On a entendu bien des choses sur le Silence, mais celui du Cardinal Sarah n’est pas le même que celui de Martin Scorsese. L’un écoute et nourrit, l’autre se tait et ravage. De toutes les critiques du Film de Martin Scorsese, la méditation de l’abbé de Tanoüarn nous a semblé la plus sobre et la plus spirituelle.
Le dernier film de Martin Scorsese impose silence à la critique dès son titre. C’est pourquoi d’ailleurs ceci n’est pas une critique, mais une méditation sur ce film, sur la foi donc, et sur la trahison, telles qu’elles apparaissent à ce grand artiste, en quête de vérité.
Cette oeuvre grandiose que le cinéaste aurait médité pendant vingt ans, est évidemment scandaleuse, elle est un objet de scandale pour qui la prend dans la figure : 2 H 40 sur une histoire de martyrs qui s’offrent ou se dérobent au sabre de l’Inquisiteur, ce n’est pas folichon comme intrigue ; 2 H 40 d’un terrible pilpoul dont l’enjeu est la vie ou la mort, la mort du martyre qui donne la vie ou la vie du pékin moyen qui se termine toujours par la mort : le film se termine d’ailleurs… dans un cercueil ! 2 H 40 d’images sur le Japon du XVIIème siècle, où les visages sont « impénétrables » et les tempéraments de feu, où les chrétiens japonais sont persécutés et menacés à tout moment de supplices qu’en français courant nous qualifions de chinois, mais où les communautés créées par saint François Xavier au Pays du Soleil levant n’ont pas vu de prêtres depuis des décennies.

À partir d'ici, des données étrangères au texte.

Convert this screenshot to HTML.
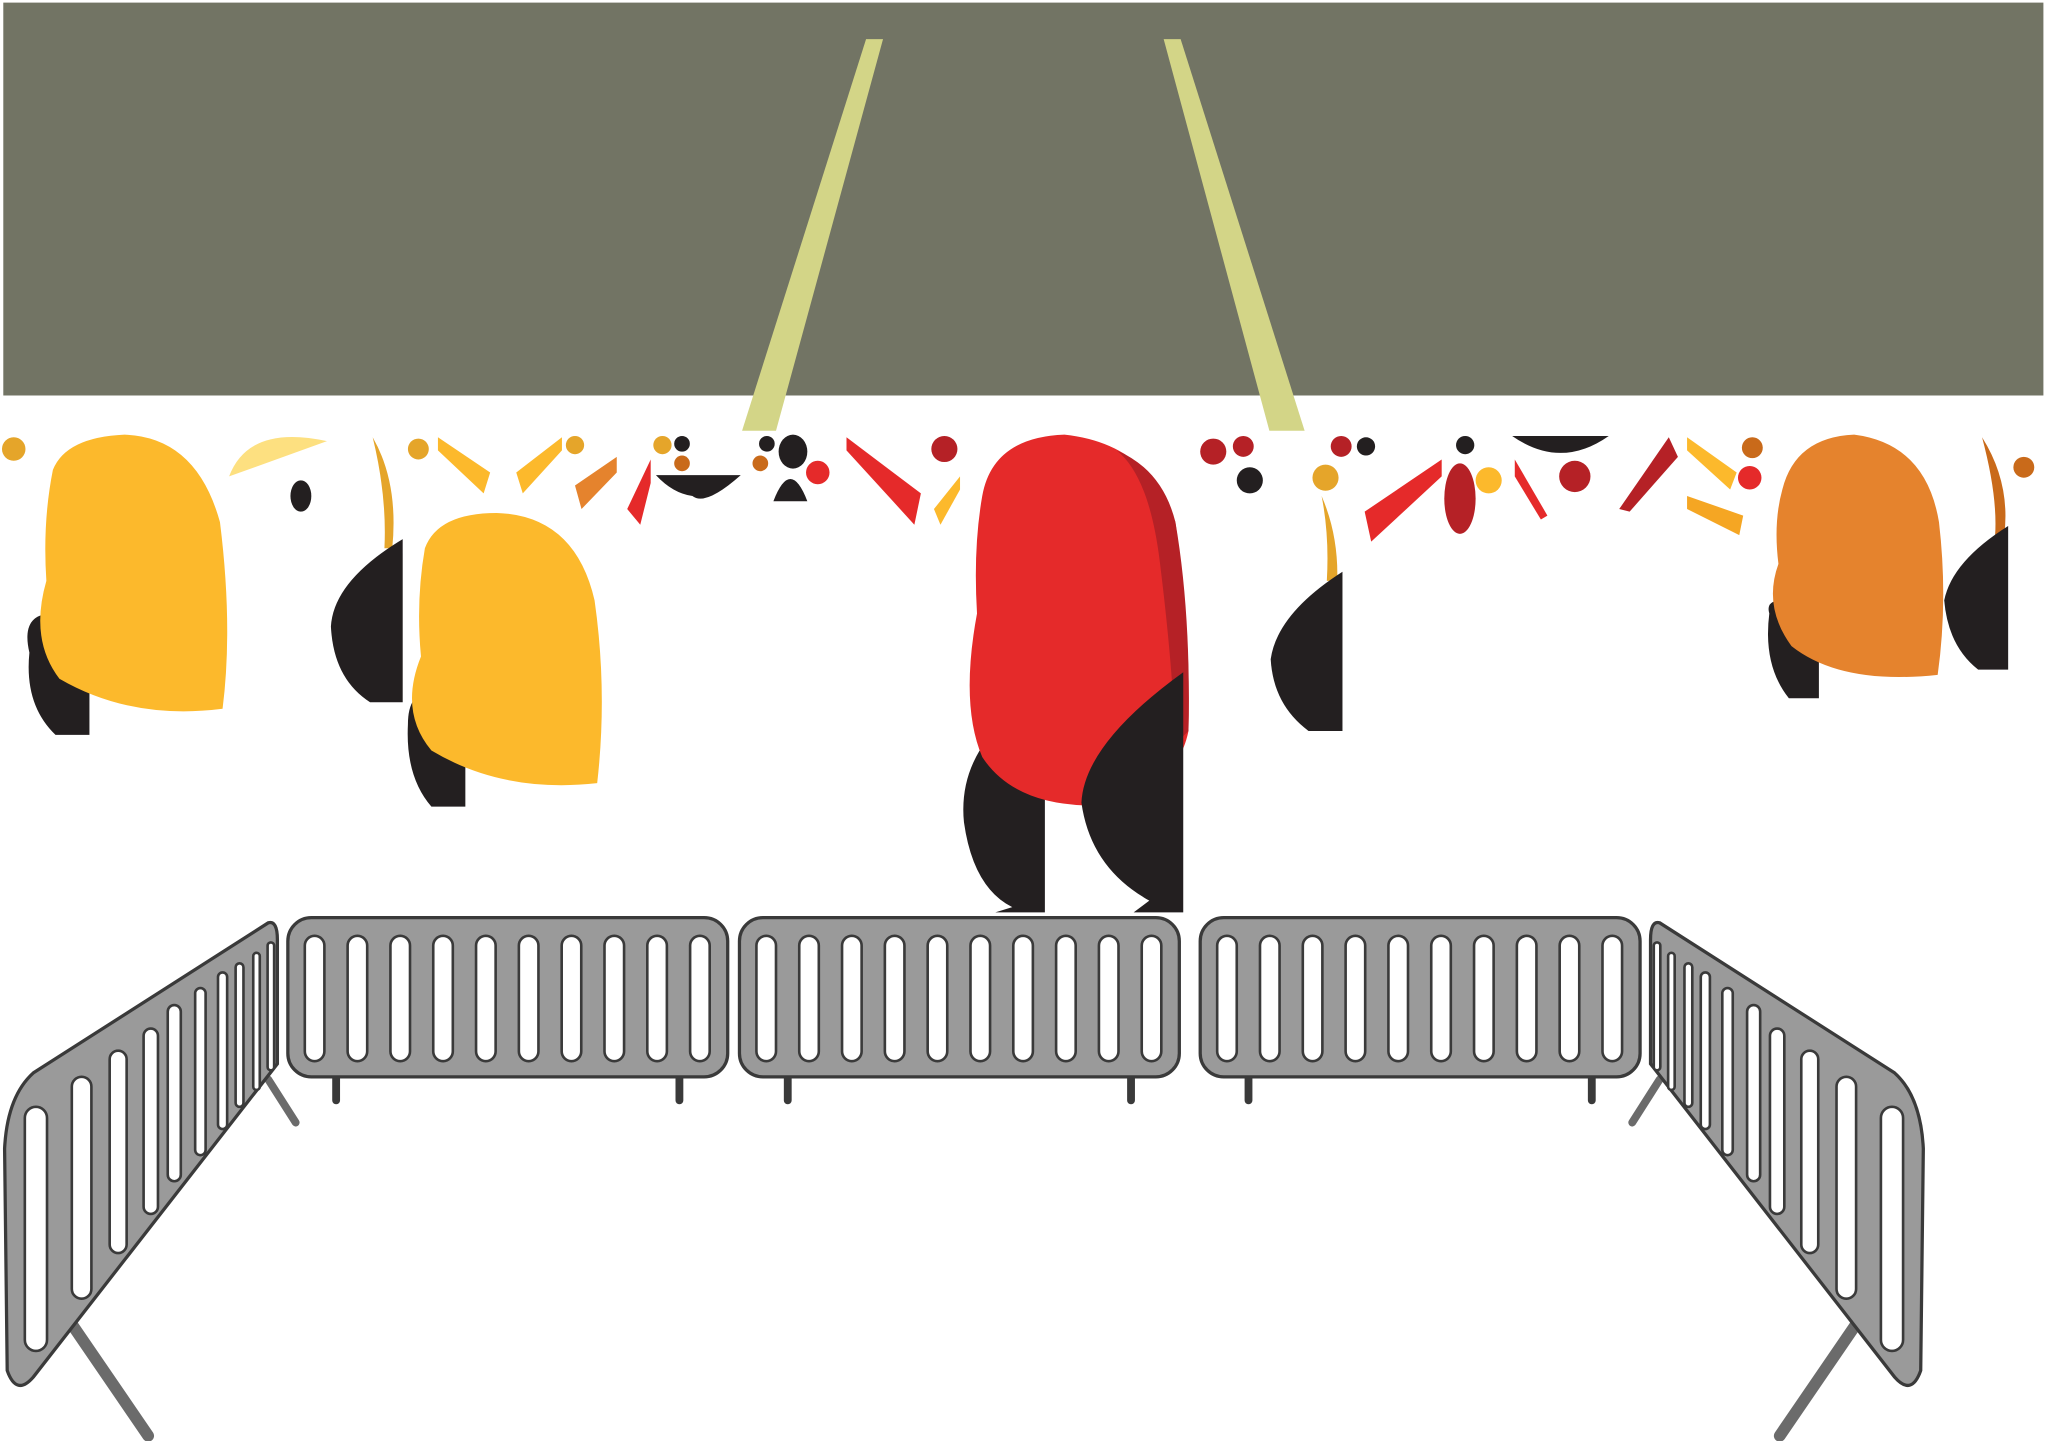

Toute la première partie du film s’engage sur le quiproquo que crée cette situation : deux jésuites portugais, le Père Garupe et le Père Rodrigues, débarquent clandestinement dans l’Archipel pour avoir des nouvelles de leur ancien Père maître le Père Ferreira, un personnage qu’ils admirent et dont ils ont fait leur idéal religieux. On pourrait presque dire qu’ils le vénèrent comme un saint. Mais très vite, leur mission prend une autre dimension : les deux hommes sont littéralement happés par les communautés chrétiennes clandestines qui vivent dans des villages au bord de l’eau. Leur foi d’écolier enthousiaste va mûrir, plus vite d’ailleurs chez l’un que chez l’autre, au contact des héros que sont les chrétiens japonais sans nom et leurs porte parole, Ichizo et Mokichi.

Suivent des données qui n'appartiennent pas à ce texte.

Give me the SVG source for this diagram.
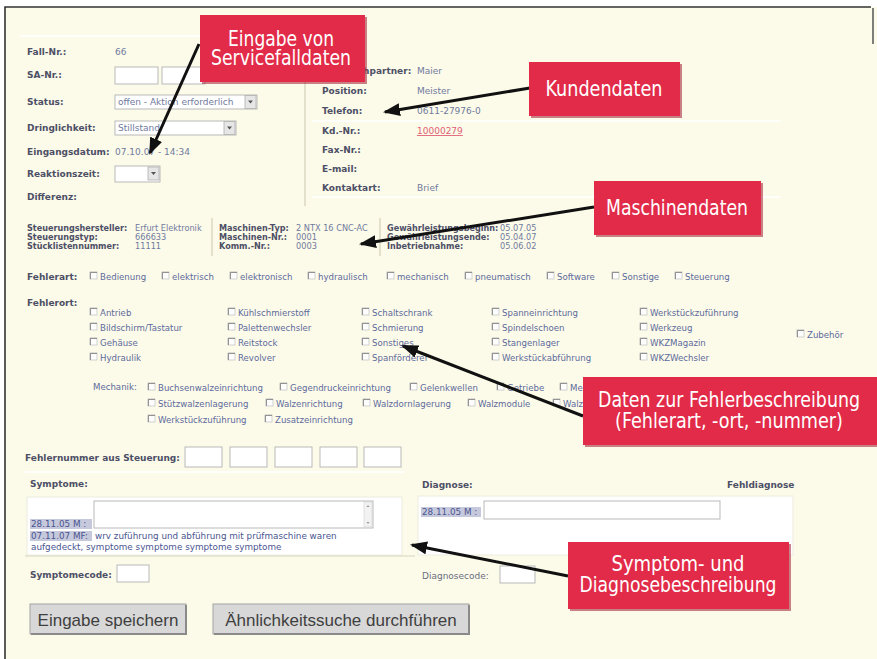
<svg xmlns="http://www.w3.org/2000/svg" xmlns:xlink="http://www.w3.org/1999/xlink" width="877" height="659" viewBox="0 0 877 659">
<defs>
<style>
.lb{font-family:"DejaVu Sans",Verdana,sans-serif;font-size:9px;font-weight:bold;fill:#4d4f66}
.lbs{font-family:"DejaVu Sans",Verdana,sans-serif;font-size:8.1px;font-weight:bold;fill:#4d4f66}
.vl{font-family:"DejaVu Sans",Verdana,sans-serif;font-size:9px;fill:#707a9e}
.vls{font-family:"DejaVu Sans",Verdana,sans-serif;font-size:8.2px;fill:#707a9e}
.cl{font-family:"DejaVu Sans",Verdana,sans-serif;font-size:8.6px;fill:#5d6a9c}
.tx{font-family:"DejaVu Sans",Verdana,sans-serif;font-size:8.8px;fill:#4a5590}
.in{fill:#ffffff;stroke:#b9b9b9;stroke-width:1}
.cr{fill:#e22b48}
.cs{fill:#9e1c31;opacity:0.55}
.ct{font-family:"DejaVu Sans Condensed","DejaVu Sans",sans-serif;font-size:21px;fill:#ffffff;text-anchor:middle}
.ar{stroke:#111111;stroke-width:3;fill:none;marker-end:url(#ah)}
.hl{fill:#c6c9dc}
.btn{fill:#d8d8d8;stroke:#a4a4a4;stroke-width:1}
.bsh{stroke:#8a8a8a;stroke-width:2;fill:none}
.bt{font-family:"Liberation Sans",Arial,sans-serif;font-size:17px;fill:#3f3f3f;text-anchor:middle}
.sep{stroke:#ffffff;stroke-width:1.5}
.vs{stroke:#d2cfb8;stroke-width:1.2}
.dd{fill:#e6e6e6;stroke:#b0b0b0;stroke-width:0.8}
</style>
<marker id="ah" markerUnits="userSpaceOnUse" markerWidth="17" markerHeight="13" refX="15" refY="6.5" orient="auto">
<path d="M0,0 L17,6.5 L0,13 Z" fill="#111111"/>
</marker>
<g id="cbx"><rect x="0" y="0" width="7" height="7" fill="#fdfdfd" stroke="#c8c8c8" stroke-width="0.8"/><path d="M0.4,7 V0.4 H7" stroke="#7d7d7d" stroke-width="0.9" fill="none"/></g>
<g id="ddb"><rect x="0" y="0" width="11" height="13" class="dd"/><path d="M3,5 L8,5 L5.5,8 Z" fill="#555"/></g>
</defs>

<rect x="0" y="0" width="877" height="659" fill="#ffffff"/>
<g id="frame">
<rect x="5" y="7" width="872" height="652" fill="#fcfbe9"/>
<path d="M5,659 V7 H871" stroke="#333333" stroke-width="1.6" fill="none"/>
<path d="M873,8 V44" stroke="#555555" stroke-width="1.5" fill="none"/>
</g>

<g id="service-form">
<line class="sep" x1="20" y1="36" x2="300" y2="36"/>
<line class="vs" x1="305" y1="62" x2="305" y2="206"/>
<text class="lb" x="27" y="55">Fall-Nr.:</text><text class="vl" x="115" y="55">66</text>
<text class="lb" x="27" y="78">SA-Nr.:</text>
<rect class="in" x="115" y="67" width="43" height="17"/><rect class="in" x="162" y="67" width="43" height="17"/>
<text class="lb" x="27" y="105">Status:</text>
<rect class="in" x="115" y="95" width="142" height="14"/><text class="vl" x="118" y="105">offen - Aktion erforderlich</text><use xlink:href="#ddb" x="245" y="95.5"/>
<text class="lb" x="27" y="131">Dringlichkeit:</text>
<rect class="in" x="115" y="121" width="121" height="14"/><text class="vl" x="118" y="131">Stillstand</text><use xlink:href="#ddb" x="224" y="121.5"/>
<text class="lb" x="27" y="155">Eingangsdatum:</text><text class="vl" x="115" y="155">07.10.07 - 14:34</text>
<text class="lb" x="27" y="177">Reaktionszeit:</text>
<rect class="in" x="115" y="166" width="45" height="16"/><use xlink:href="#ddb" x="148" y="167"/>
<text class="lb" x="27" y="200">Differenz:</text>
</g>

<g id="customer-form">
<line class="sep" x1="312" y1="121" x2="780" y2="121"/>
<line class="sep" x1="312" y1="197" x2="780" y2="197"/>
<text class="lb" x="322" y="74">Ansprechpartner:</text><text class="vl" x="417" y="74">Maier</text>
<text class="lb" x="322" y="94">Position:</text><text class="vl" x="417" y="94">Meister</text>
<text class="lb" x="322" y="114">Telefon:</text><text class="vl" x="417" y="114">0611-27976-0</text>
<text class="lb" x="322" y="134">Kd.-Nr.:</text><text class="vl" x="417" y="134" style="fill:#e06075;text-decoration:underline">10000279</text>
<text class="lb" x="322" y="153">Fax-Nr.:</text>
<text class="lb" x="322" y="172">E-mail:</text>
<text class="lb" x="322" y="191">Kontaktart:</text><text class="vl" x="417" y="191">Brief</text>
</g>

<g id="machine-form">
<line class="vs" x1="212" y1="218" x2="212" y2="256"/>
<line class="vs" x1="380" y1="218" x2="380" y2="256"/>
<text class="lbs" x="27" y="231">Steuerungshersteller:</text><text class="vls" x="135" y="231">Erfurt Elektronik</text>
<text class="lbs" x="27" y="240">Steuerungstyp:</text><text class="vls" x="135" y="240">666633</text>
<text class="lbs" x="27" y="249">Stücklistennummer:</text><text class="vls" x="135" y="249">11111</text>
<text class="lbs" x="219" y="231">Maschinen-Typ:</text><text class="vls" x="296" y="231">2 NTX 16 CNC-AC</text>
<text class="lbs" x="219" y="240">Maschinen-Nr.:</text><text class="vls" x="296" y="240">0001</text>
<text class="lbs" x="219" y="249">Komm.-Nr.:</text><text class="vls" x="296" y="249">0003</text>
<text class="lbs" x="387" y="231">Gewährleistungsbeginn:</text><text class="vls" x="500" y="231">05.07.05</text>
<text class="lbs" x="387" y="240">Gewährleistungsende:</text><text class="vls" x="500" y="240">05.04.07</text>
<text class="lbs" x="387" y="249">Inbetriebnahme:</text><text class="vls" x="500" y="249">05.06.02</text>
</g>

<g id="fehlerart">
<text class="lb" x="27" y="280">Fehlerart:</text>
<use xlink:href="#cbx" x="90" y="272"/><text class="cl" x="100" y="280">Bedienung</text>
<use xlink:href="#cbx" x="162" y="272"/><text class="cl" x="172" y="280">elektrisch</text>
<use xlink:href="#cbx" x="230" y="272"/><text class="cl" x="240" y="280">elektronisch</text>
<use xlink:href="#cbx" x="308" y="272"/><text class="cl" x="318" y="280">hydraulisch</text>
<use xlink:href="#cbx" x="387" y="272"/><text class="cl" x="397" y="280">mechanisch</text>
<use xlink:href="#cbx" x="465" y="272"/><text class="cl" x="475" y="280">pneumatisch</text>
<use xlink:href="#cbx" x="547" y="272"/><text class="cl" x="557" y="280">Software</text>
<use xlink:href="#cbx" x="612" y="272"/><text class="cl" x="622" y="280">Sonstige</text>
<use xlink:href="#cbx" x="675" y="272"/><text class="cl" x="685" y="280">Steuerung</text>
</g>

<g id="fehlerort">
<text class="lb" x="27" y="306">Fehlerort:</text>
<use xlink:href="#cbx" x="90" y="308"/><text class="cl" x="100" y="316">Antrieb</text>
<use xlink:href="#cbx" x="90" y="323"/><text class="cl" x="100" y="331">Bildschirm/Tastatur</text>
<use xlink:href="#cbx" x="90" y="338"/><text class="cl" x="100" y="346">Gehäuse</text>
<use xlink:href="#cbx" x="90" y="353"/><text class="cl" x="100" y="361">Hydraulik</text>
<use xlink:href="#cbx" x="228" y="308"/><text class="cl" x="238" y="316">Kühlschmierstoff</text>
<use xlink:href="#cbx" x="228" y="323"/><text class="cl" x="238" y="331">Palettenwechsler</text>
<use xlink:href="#cbx" x="228" y="338"/><text class="cl" x="238" y="346">Reitstock</text>
<use xlink:href="#cbx" x="228" y="353"/><text class="cl" x="238" y="361">Revolver</text>
<use xlink:href="#cbx" x="362" y="308"/><text class="cl" x="372" y="316">Schaltschrank</text>
<use xlink:href="#cbx" x="362" y="323"/><text class="cl" x="372" y="331">Schmierung</text>
<use xlink:href="#cbx" x="362" y="338"/><text class="cl" x="372" y="346">Sonstiges</text>
<use xlink:href="#cbx" x="362" y="353"/><text class="cl" x="372" y="361">Spanförderer</text>
<use xlink:href="#cbx" x="492" y="308"/><text class="cl" x="502" y="316">Spanneinrichtung</text>
<use xlink:href="#cbx" x="492" y="323"/><text class="cl" x="502" y="331">Spindelschoen</text>
<use xlink:href="#cbx" x="492" y="338"/><text class="cl" x="502" y="346">Stangenlager</text>
<use xlink:href="#cbx" x="492" y="353"/><text class="cl" x="502" y="361">Werkstückabführung</text>
<use xlink:href="#cbx" x="640" y="308"/><text class="cl" x="650" y="316">Werkstückzuführung</text>
<use xlink:href="#cbx" x="640" y="323"/><text class="cl" x="650" y="331">Werkzeug</text>
<use xlink:href="#cbx" x="640" y="338"/><text class="cl" x="650" y="346">WKZMagazin</text>
<use xlink:href="#cbx" x="640" y="353"/><text class="cl" x="650" y="361">WKZWechsler</text>
<use xlink:href="#cbx" x="797" y="330"/><text class="cl" x="807" y="338">Zubehör</text>
<text class="cl" x="93" y="390">Mechanik:</text>
<use xlink:href="#cbx" x="148" y="383"/><text class="cl" x="158" y="391">Buchsenwalzeinrichtung</text>
<use xlink:href="#cbx" x="280" y="383"/><text class="cl" x="290" y="391">Gegendruckeinrichtung</text>
<use xlink:href="#cbx" x="410" y="383"/><text class="cl" x="420" y="391">Gelenkwellen</text>
<use xlink:href="#cbx" x="497" y="383"/><text class="cl" x="507" y="391">Getriebe</text>
<use xlink:href="#cbx" x="560" y="383"/><text class="cl" x="570" y="391">Me</text>
<use xlink:href="#cbx" x="148" y="399"/><text class="cl" x="158" y="407">Stützwalzenlagerung</text>
<use xlink:href="#cbx" x="266" y="399"/><text class="cl" x="276" y="407">Walzenrichtung</text>
<use xlink:href="#cbx" x="363" y="399"/><text class="cl" x="373" y="407">Walzdornlagerung</text>
<use xlink:href="#cbx" x="468" y="399"/><text class="cl" x="478" y="407">Walzmodule</text>
<use xlink:href="#cbx" x="553" y="399"/><text class="cl" x="563" y="407">Walz</text>
<use xlink:href="#cbx" x="148" y="415"/><text class="cl" x="158" y="423">Werkstückzuführung</text>
<use xlink:href="#cbx" x="265" y="415"/><text class="cl" x="275" y="423">Zusatzeinrichtung</text>
</g>

<g id="fehlernummer">
<text class="lb" x="25" y="461">Fehlernummer aus Steuerung:</text>
<rect class="in" x="185" y="447" width="37" height="20"/>
<rect class="in" x="230" y="447" width="37" height="20"/>
<rect class="in" x="275" y="447" width="37" height="20"/>
<rect class="in" x="320" y="447" width="37" height="20"/>
<rect class="in" x="364" y="447" width="37" height="20"/>
</g>

<g id="symptome">
<line class="sep" x1="25" y1="472" x2="405" y2="472"/>
<text class="lb" x="30" y="487">Symptome:</text>
<rect x="27" y="497" width="375" height="58" fill="#ffffff" stroke="#ecebe0"/>
<line x1="25" y1="556" x2="415" y2="556" stroke="#e2e0cc" stroke-width="1.5"/>
<rect class="in" x="94" y="501" width="279" height="27"/>
<rect x="364" y="502" width="8" height="25" fill="#f2f2f2" stroke="#d0d0d0" stroke-width="0.6"/>
<path d="M366.5,507 L369.5,507 L368,505 Z M366.5,522 L369.5,522 L368,524 Z" fill="#9a9a9a"/>
<rect class="hl" x="30" y="519" width="62" height="10"/>
<text class="tx" x="31" y="527">28.11.05 M :</text>
<rect class="hl" x="30" y="531" width="62" height="10"/>
<text class="tx" x="31" y="539">07.11.07 MF:</text>
<text class="tx" x="95" y="539">wrv zuführung und abführung mit prüfmaschine waren</text>
<text class="tx" x="31" y="550">aufgedeckt, symptome symptome symptome symptome</text>
<text class="lb" x="30" y="578">Symptomecode:</text>
<rect class="in" x="117" y="565" width="32" height="17"/>
</g>

<g id="diagnose">
<text class="lb" x="422" y="488">Diagnose:</text>
<text class="lb" x="727" y="488">Fehldiagnose</text>
<rect x="418" y="496" width="375" height="59" fill="#ffffff" stroke="#ecebe0"/>
<rect class="hl" x="421" y="507" width="60" height="10"/>
<text class="tx" x="422" y="515">28.11.05 M :</text>
<rect class="in" x="484" y="501" width="236" height="18"/>
<text class="lb" x="422" y="579" style="font-weight:normal;fill:#6a6c80">Diagnosecode:</text>
<rect class="in" x="500" y="566" width="35" height="17"/>
</g>

<g id="buttons">
<rect class="btn" x="30" y="604" width="156" height="30"/>
<path class="bsh" d="M31,634 H186 V605"/>
<text class="bt" x="108" y="626">Eingabe speichern</text>
<rect class="btn" x="213" y="604" width="256" height="30"/>
<path class="bsh" d="M214,634 H469 V605"/>
<text class="bt" x="341" y="626">Ähnlichkeitssuche durchführen</text>
</g>

<g id="connectors">
<line class="ar" x1="199" y1="44" x2="150" y2="153"/>
<line class="ar" x1="530" y1="88" x2="385" y2="112"/>
<line class="ar" x1="594" y1="207" x2="361" y2="244"/>
<line class="ar" x1="583" y1="416" x2="403" y2="346"/>
<line class="ar" x1="568" y1="576" x2="412" y2="545"/>
</g>

<g id="callout-servicefall">
<rect class="cs" x="202" y="17" width="165" height="67"/>
<rect class="cr" x="200" y="15" width="165" height="67"/>
<text class="ct" x="281" y="46" textLength="106" lengthAdjust="spacingAndGlyphs">Eingabe von</text>
<text class="ct" x="281" y="65" textLength="140" lengthAdjust="spacingAndGlyphs">Servicefalldaten</text>
</g>
<g id="callout-kunden">
<rect class="cs" x="531" y="64" width="151" height="54"/>
<rect class="cr" x="529" y="62" width="151" height="54"/>
<text class="ct" x="604" y="96" textLength="117" lengthAdjust="spacingAndGlyphs">Kundendaten</text>
</g>
<g id="callout-maschinen">
<rect class="cs" x="596" y="183" width="167" height="54"/>
<rect class="cr" x="594" y="181" width="167" height="54"/>
<text class="ct" x="677" y="215" textLength="142" lengthAdjust="spacingAndGlyphs">Maschinendaten</text>
</g>
<g id="callout-fehler">
<rect class="cs" x="585" y="379" width="292" height="68"/>
<rect class="cr" x="583" y="377" width="294" height="68"/>
<text class="ct" x="729" y="407" textLength="262" lengthAdjust="spacingAndGlyphs">Daten zur Fehlerbeschreibung</text>
<text class="ct" x="729" y="428" textLength="228" lengthAdjust="spacingAndGlyphs">(Fehlerart, -ort, -nummer)</text>
</g>
<g id="callout-symptom">
<rect class="cs" x="570" y="544" width="221" height="67"/>
<rect class="cr" x="568" y="542" width="221" height="67"/>
<text class="ct" x="678" y="571" textLength="133" lengthAdjust="spacingAndGlyphs">Symptom- und</text>
<text class="ct" x="678" y="592" textLength="197" lengthAdjust="spacingAndGlyphs">Diagnosebeschreibung</text>
</g>
</svg>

La première partie du film est un hommage à cette foi des laïcs japonais, naguère évangélisés par saint François-Xavier, et qui sont restés des années sans prêtres, dans une ferveur que la perspective du martyre venait encore stimuler. Certains trouveront sans doute que la seule promesse du paradis (« paradison », « paradise » reprend le Père Rodrigues en anglais) n’est pas suffisante pour justifier leur résistance au grand inquisiteur et leur mort. Mais n’est-ce pas l’élan du martyr, cette volonté d’une vie heureuse que le fidèle n’a pas découverte sur la terre ? Je ne suis pas sûr qu’il faille se choquer de cette attitude simple, fruste sans doute mais profondément vraie, qui correspond trop à l’instabilité de la condition humaine pour être écartée d’un revers de main… L’un des deux prêtres, le Père Garupe, cherchant de façon désespérée à venir en aide aux martyrs et devenu martyr lui-même, entendra cette leçon du peuple japonais chrétien, cette leçon qui par sa simplicité dépasse bien sûr les études compliquées des deux jeunes prêtres, mais qui aurait dû les confirmer tous deux dans leur foi. Il y a dans ce film, curieusement, une réflexion sur la religion populaire et sur le décalage des clercs par rapport à la piété des laïcs, décalage que certains parviennent à surmonter (le Père Garupe) d’autres non (le Père Rodrigues). Que se passe-t-il lorsque la religion savante l’emporte sur cet instinct de la foi et le fait oublier ? La foi disparaît, c’est sans doute l’un des aspects de la crise actuelle de l’Eglise, issue non seulement du concile Vatican II mais d’une tentation d’intellectualisme née dès les années 30 dans l’Eglise et qui, comme l’expliquait le Père Serge Bonnet dans les années 70, a fini par détruire l’authenticité (évidemment sacrificielle) de la religion populaire.